Owning Furnished Holiday Lets (FHL’S) has always brought with it some confusion over tax status.
With FHL’s you are not self-employed as you declare the income on the property pages of your tax return, but you benefit from relief at full on interest as you are treated as a business. You may qualify for Business Property Relief (BPR) on death as it is treated like a business; but not all the time, and there is never a guarantee that HMRC would accept a BPR claim.
Now though, we are in the eye of the COVID19 storm and looking for some guidance from the Government.
Owners must there consider carefully their own position and look at what support is available.
At the moment there are a host of support measures in place:
- Finance through the Coronavirus Business Interruption Loan Scheme
- Tax payment deferral for the self-employed
- The Coronavirus Job Retention Scheme
- Business rates holiday
- Grant support connected to business rates status
- The Self-Employed Income Support Scheme Taxable Grant
We have provided links on our webpage to the Government website providing as much details as is available.
How does this impact on your business, firstly let us look at what has been put in place:
If you are VAT registered there is an automatic deferral in place from 20th March up to 30th June, this has been deferred to the end of the tax year ended 5 April 2021.
If you have employees you can use the Self Employed Furlough Scheme which will allow up to 80% of the staff salary to be covered for a period up to the end of May, this may be extended, please ask before you do anything in this regard as there are procedures to be followed.
A business interruption loan scheme may be an option, but it is still only a loan, and care should be taken and options considered before taking out this type of loan.
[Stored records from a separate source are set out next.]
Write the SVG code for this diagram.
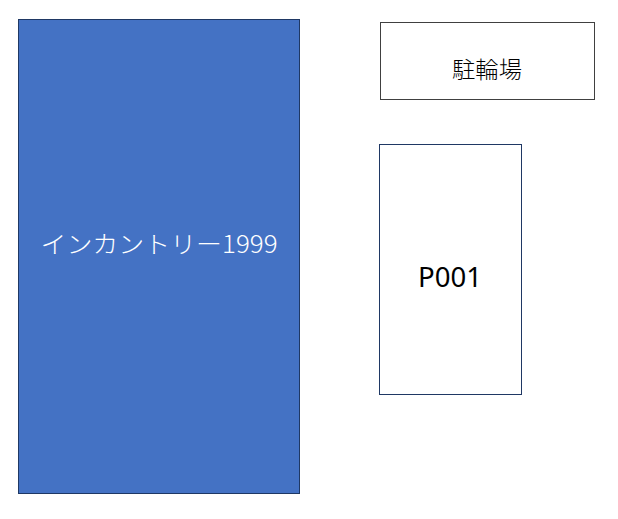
<svg xmlns="http://www.w3.org/2000/svg" width="618" height="519" viewBox="0 0 618 519">
<style>
text{font-family:"Noto Sans CJK JP","Liberation Sans",sans-serif;text-anchor:middle;dominant-baseline:central;font-weight:300}
text.latin{font-family:"Noto Sans","Liberation Sans",sans-serif;font-weight:400}
</style>
<rect width="618" height="519" fill="#ffffff"/>
<g id="node-incountry">
<rect x="18.5" y="19.5" width="281" height="474" fill="#4472C4" stroke="#1F3864" stroke-width="1"/>
<text x="159" y="242" font-size="24" fill="#ffffff" textLength="237" lengthAdjust="spacingAndGlyphs">インカントリー1999</text>
</g>
<g id="node-bike">
<rect x="380.5" y="22.5" width="214" height="77" fill="#ffffff" stroke="#404040" stroke-width="1"/>
<text x="487" y="68" font-size="23" fill="#000000" textLength="70" lengthAdjust="spacingAndGlyphs">駐輪場</text>
</g>
<g id="node-p001">
<rect x="379.5" y="144.5" width="142" height="250" fill="#ffffff" stroke="#1F3864" stroke-width="1"/>
<text class="latin" x="450" y="276" font-size="28" fill="#000000" textLength="64" lengthAdjust="spacingAndGlyphs">P001</text>
</g>
<g id="connectors"></g>
</svg>
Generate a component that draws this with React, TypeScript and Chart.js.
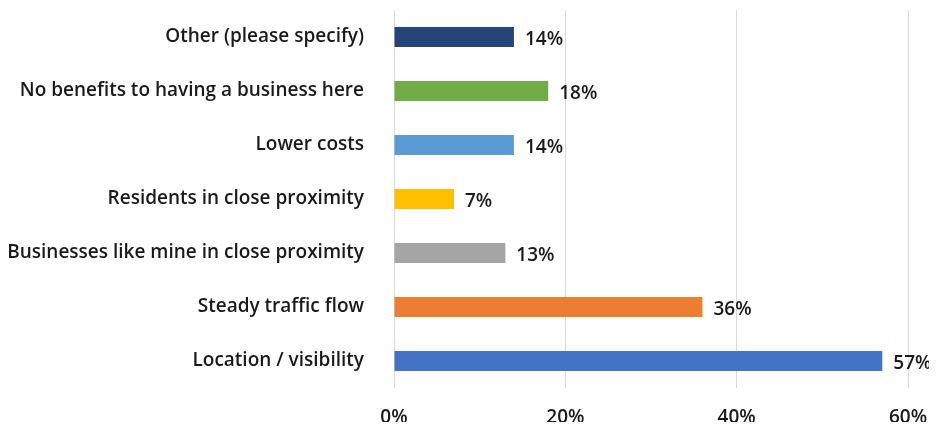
import React, { useEffect, useRef } from "react";
import { Chart, registerables } from "chart.js";

Chart.register(...registerables);

const categories = [
  "Other (please specify)",
  "No benefits to having a business here",
  "Lower costs",
  "Residents in close proximity",
  "Businesses like mine in close proximity",
  "Steady traffic flow",
  "Location / visibility",
];
const values = [14, 18, 14, 7, 13, 36, 57];
const barColors = ["#264478", "#70AD47", "#5B9BD5", "#FFC000", "#A5A5A5", "#ED7D31", "#4472C4"];
const xTicks = [0, 20, 40, 60];

const FONT = "'Open Sans', 'Segoe UI', sans-serif";
const SIZE = 19;

const valueLabels = {
  id: "valueLabels",
  afterDatasetsDraw(chart: any) {
    const ctx = chart.ctx;
    const meta = chart.getDatasetMeta(0);
    ctx.save();
    ctx.font = `600 ${SIZE}px ${FONT}`;
    ctx.fillStyle = "#1a1a1a";
    ctx.textAlign = "left";
    ctx.textBaseline = "middle";
    meta.data.forEach((bar: any, i: number) => {
      ctx.fillText(`${values[i]}%`, bar.x + 11, bar.y + 3);
    });
    ctx.restore();
  },
};

export default function App() {
  const ref = useRef<HTMLCanvasElement>(null);
  useEffect(() => {
    if (!ref.current) return;
    const chart = new Chart(ref.current, {
      type: "bar",
      data: {
        labels: categories,
        datasets: [
          {
            data: values,
            backgroundColor: barColors,
            barPercentage: 0.37,
            categoryPercentage: 1,
          },
        ],
      },
      options: {
        indexAxis: "y",
        animation: false,
        responsive: false,
        layout: { padding: { top: 10, right: 29, bottom: 0, left: 0 } },
        plugins: { legend: { display: false }, tooltip: { enabled: false } },
        scales: {
          x: {
            min: 0,
            max: 60,
            afterBuildTicks(axis: any) {
              axis.ticks = xTicks.map((v) => ({ value: v }));
            },
            afterFit(axis: any) {
              axis.paddingLeft = 0;
              axis.paddingRight = 0;
              axis.paddingTop = 0;
              axis.paddingBottom = 0;
              axis.height = 42;
            },
            grid: { color: "#d9d9d9", lineWidth: 1, drawTicks: false },
            border: { display: false },
            ticks: {
              padding: 18,
              color: "#1a1a1a",
              font: { family: FONT, size: SIZE, weight: "600" },
              callback: (v: any) => `${v}%`,
            },
          },
          y: {
            grid: { display: false },
            border: { display: false },
            afterFit(axis: any) {
              axis.width = 394;
              axis.paddingTop = 0;
              axis.paddingBottom = 0;
            },
            ticks: {
              padding: 22,
              color: "#1a1a1a",
              font: { family: FONT, size: SIZE, weight: "600" },
            },
          },
        },
      },
      plugins: [valueLabels],
    });
    return () => chart.destroy();
  }, []);
  return (
    <div style={{ margin: -8 }}>
      <canvas ref={ref} width={937} height={430} style={{ display: "block" }} />
    </div>
  );
}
If you are not working, then consider Universal Credit (UC), we have included links in previous newsletters to both the government site and UC calculators.
Business rates and Grant support are also considered and again we have mentioned this in previous Newsletters, however here is a link to the Scottish Government website with more up to date detail.
We are also keeping a close eye on how the Self-Employed grant scheme is being rolled out, at the moment this is relevant to those who are self-employed and therefore by virtue of the fact that they complete the self-assessment pages of a tax return and not the property pages. We will continue to monitor this.
We will also need to keep a close eye on the days the property is let, we will hopefully see some relaxation on the rules, but again will report as soon as we are aware.
Other things to mention
There is still no further updates in the new grant form for Self Catering Non-Domestic Rates Relief
We still await the process for the furlough employees and HMRC have still to release details but will not be available till end of January
We will have a comprehensive PDF available which will summarise most point of available support shortly.
We await support for directors of limited companies who are run on their own and what might be made available to support us.